Obama called Boehner at midafternoon, and Michael Steel, a spokesman for the leader of House Republicans, said, “They agreed that we should all keep talking.”

Jay Carney, the president’s press secretary, said Obama “appreciates the constructive nature of the conversation and the proposal that House Republicans put forward. At yet, the spokesman said, “He has some concerns with it.”

In Congress, the man certain to be involved in any final agreement, Senate Majority Leader Harry Reid, gave no indication of his plans.

While the impact of the shutdown varies widely, lawmakers seemed to be taking care of their own needs.

The members-only House gym remained in operation, and enough Senate staff was at work to operate the aging underground tram that ferries senators and others from the Russell Office Building to the Capitol a short distance away.

The shutdown sent ripples nationwide. The aerospace industry reported that furloughs at the Federal Aviation Administration have resulted in a virtual stop to certification of new aircraft, equipment and training simulators.
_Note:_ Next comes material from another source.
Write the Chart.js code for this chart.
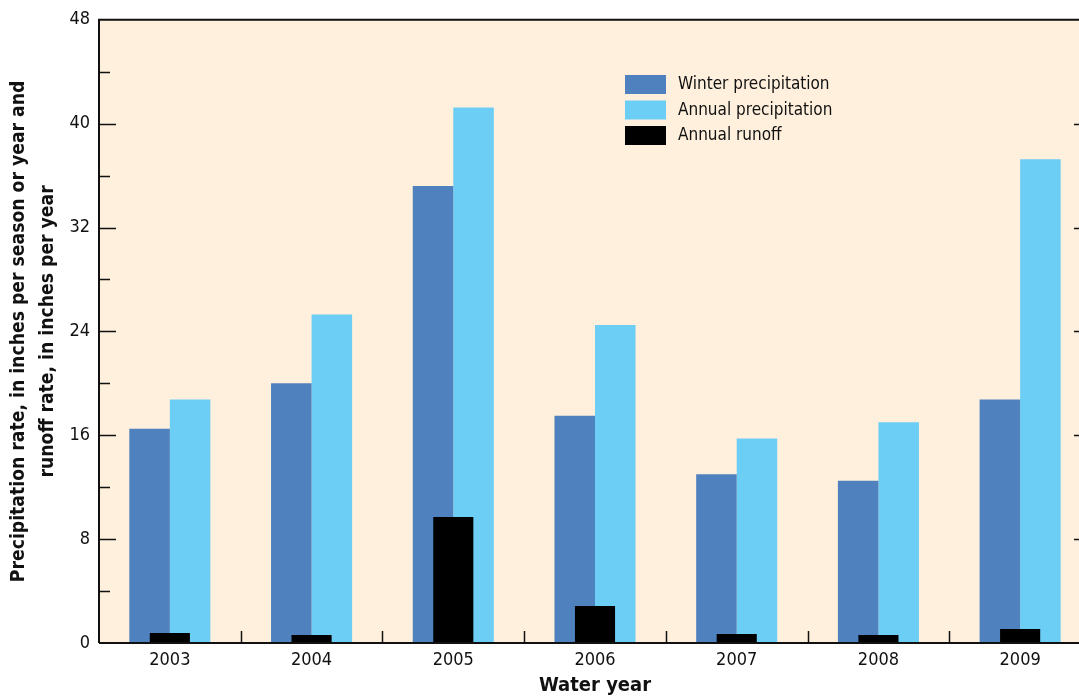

The Senate passed legislation instructing the Pentagon to permit military chaplains to conduct worship services. House approval was still needed.

And Keith Colburn, a crab fisherman, told lawmakers during the day that a lucrative, one-month crab harvest set to begin Oct. 15 in the Bering Sea is in jeopardy because the National Oceanic and Atmospheric Administration is not assigning quotas to boats.